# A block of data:
########

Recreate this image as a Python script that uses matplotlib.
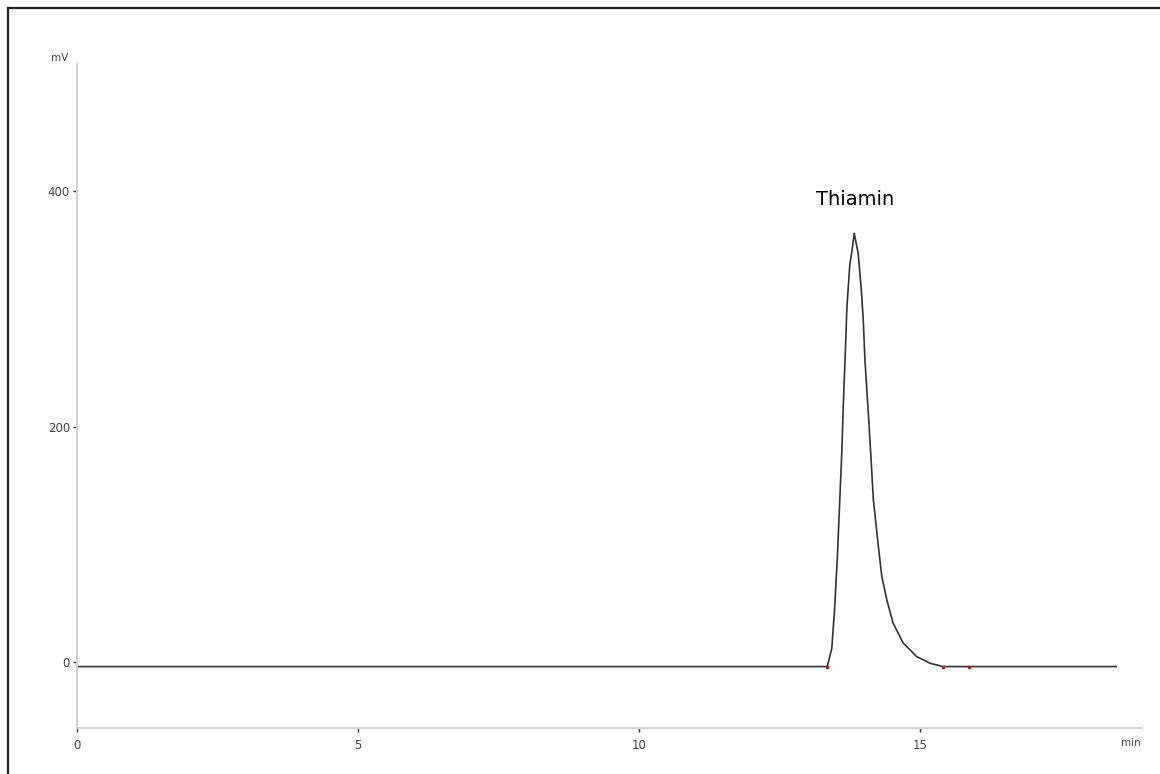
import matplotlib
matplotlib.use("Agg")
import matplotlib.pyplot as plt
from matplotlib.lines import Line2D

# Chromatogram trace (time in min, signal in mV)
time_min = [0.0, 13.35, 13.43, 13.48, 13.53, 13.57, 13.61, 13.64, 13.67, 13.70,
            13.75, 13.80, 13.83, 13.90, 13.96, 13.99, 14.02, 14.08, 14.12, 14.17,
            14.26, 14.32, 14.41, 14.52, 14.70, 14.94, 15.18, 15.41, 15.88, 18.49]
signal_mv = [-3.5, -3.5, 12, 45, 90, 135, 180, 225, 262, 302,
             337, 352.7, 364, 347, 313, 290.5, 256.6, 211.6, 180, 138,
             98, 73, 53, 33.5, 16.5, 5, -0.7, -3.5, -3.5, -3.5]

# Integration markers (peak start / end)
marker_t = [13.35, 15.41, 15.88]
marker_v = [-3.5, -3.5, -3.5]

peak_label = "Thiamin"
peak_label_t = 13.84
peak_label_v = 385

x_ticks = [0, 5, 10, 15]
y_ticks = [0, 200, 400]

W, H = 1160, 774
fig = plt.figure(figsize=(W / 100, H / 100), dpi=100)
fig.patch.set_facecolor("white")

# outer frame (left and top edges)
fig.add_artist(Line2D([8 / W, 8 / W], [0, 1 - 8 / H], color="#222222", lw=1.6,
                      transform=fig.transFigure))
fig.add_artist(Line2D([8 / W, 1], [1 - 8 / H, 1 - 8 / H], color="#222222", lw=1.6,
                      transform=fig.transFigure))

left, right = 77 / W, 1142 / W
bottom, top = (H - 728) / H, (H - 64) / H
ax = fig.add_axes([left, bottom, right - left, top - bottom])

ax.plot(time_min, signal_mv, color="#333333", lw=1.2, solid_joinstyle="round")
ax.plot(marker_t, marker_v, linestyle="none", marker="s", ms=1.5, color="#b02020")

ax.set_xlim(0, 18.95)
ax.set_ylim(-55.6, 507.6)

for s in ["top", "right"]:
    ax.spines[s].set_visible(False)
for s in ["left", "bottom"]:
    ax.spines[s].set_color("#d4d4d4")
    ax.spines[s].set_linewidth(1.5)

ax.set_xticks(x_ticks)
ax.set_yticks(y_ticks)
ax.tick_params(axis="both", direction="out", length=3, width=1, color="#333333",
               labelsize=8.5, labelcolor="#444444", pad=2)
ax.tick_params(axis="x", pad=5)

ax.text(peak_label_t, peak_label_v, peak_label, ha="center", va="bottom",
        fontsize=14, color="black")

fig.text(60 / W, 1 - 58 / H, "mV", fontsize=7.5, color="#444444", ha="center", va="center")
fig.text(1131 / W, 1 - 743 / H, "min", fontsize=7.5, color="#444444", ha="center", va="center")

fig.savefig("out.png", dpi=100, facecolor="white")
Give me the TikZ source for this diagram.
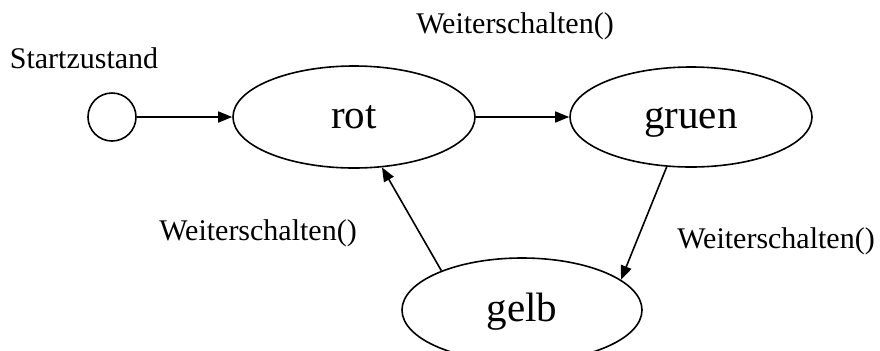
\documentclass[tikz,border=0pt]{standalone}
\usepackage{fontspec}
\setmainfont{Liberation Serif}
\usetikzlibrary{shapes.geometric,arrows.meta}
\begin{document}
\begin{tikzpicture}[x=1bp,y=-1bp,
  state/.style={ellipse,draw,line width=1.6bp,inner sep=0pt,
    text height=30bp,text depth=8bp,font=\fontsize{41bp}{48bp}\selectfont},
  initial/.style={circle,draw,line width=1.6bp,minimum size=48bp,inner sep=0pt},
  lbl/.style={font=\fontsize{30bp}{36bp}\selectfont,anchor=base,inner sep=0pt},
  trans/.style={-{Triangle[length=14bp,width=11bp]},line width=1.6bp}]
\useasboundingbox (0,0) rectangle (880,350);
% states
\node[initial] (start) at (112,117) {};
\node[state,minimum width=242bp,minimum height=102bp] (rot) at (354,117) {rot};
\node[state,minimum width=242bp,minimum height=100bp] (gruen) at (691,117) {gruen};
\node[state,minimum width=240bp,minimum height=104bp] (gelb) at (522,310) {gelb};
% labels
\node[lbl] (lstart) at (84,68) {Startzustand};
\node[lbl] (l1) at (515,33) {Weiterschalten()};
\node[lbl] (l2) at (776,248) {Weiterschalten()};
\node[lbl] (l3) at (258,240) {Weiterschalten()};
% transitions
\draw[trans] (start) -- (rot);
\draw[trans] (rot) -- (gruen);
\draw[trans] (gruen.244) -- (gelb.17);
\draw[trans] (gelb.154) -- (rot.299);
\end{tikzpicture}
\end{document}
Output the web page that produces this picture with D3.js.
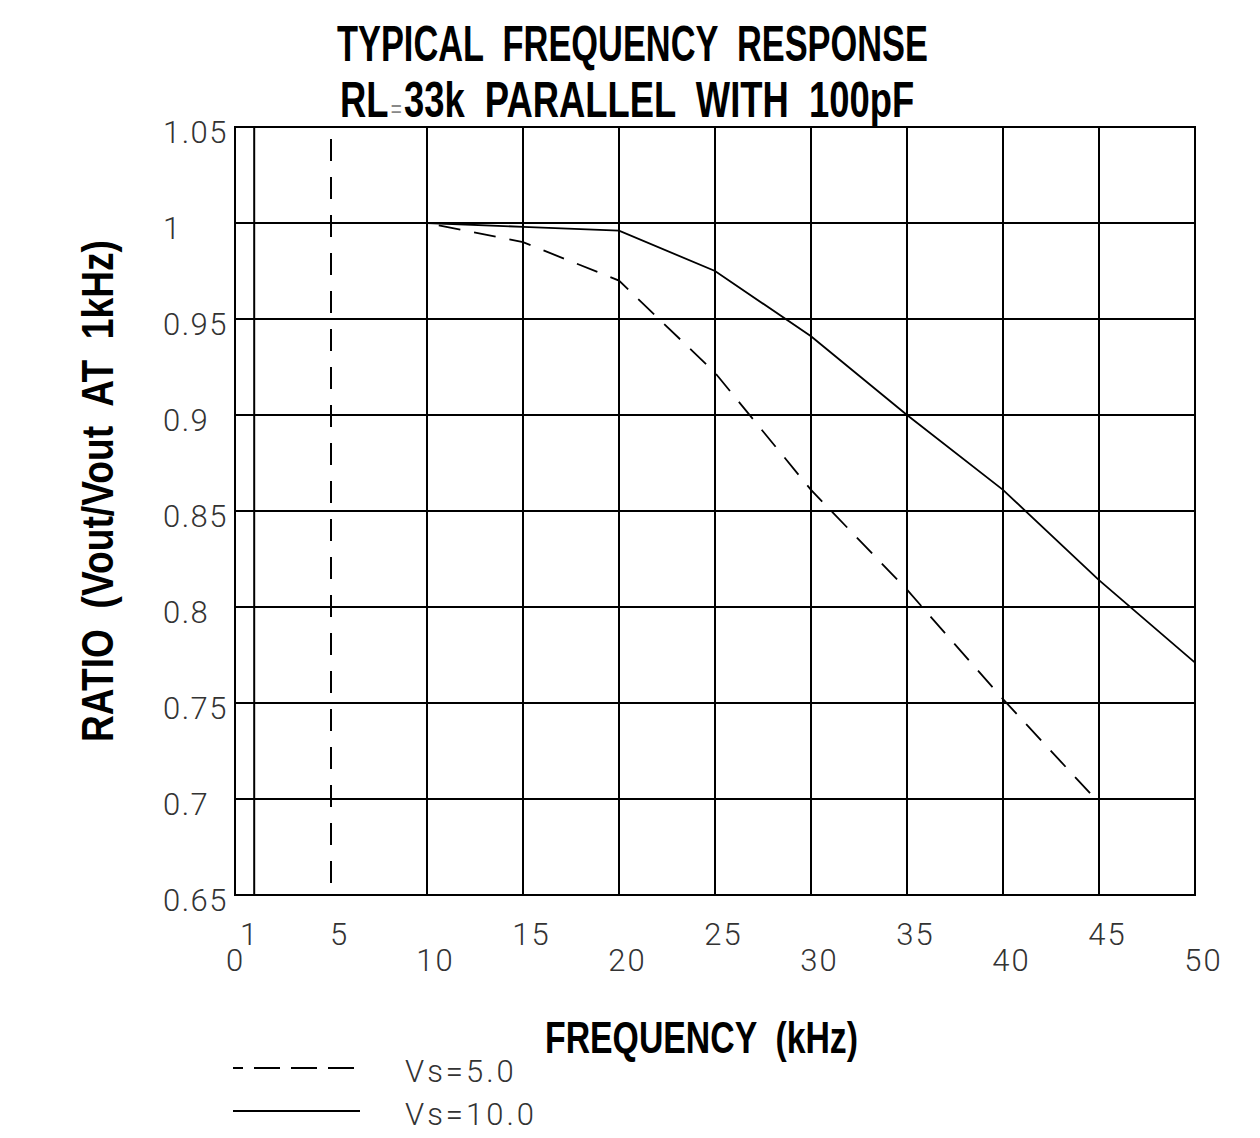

########

# WORK INSTRUCTIONS:
Extract the lines exactly, please: the first line of the listing, the line with "from matplotlib.lines import Line2D", and every line between them, but no pictures.

# WRITTEN ANSWER:
Recreate this image as a Python script that uses matplotlib.
import matplotlib
matplotlib.use("Agg")
import matplotlib.pyplot as plt
from matplotlib.lines import Line2D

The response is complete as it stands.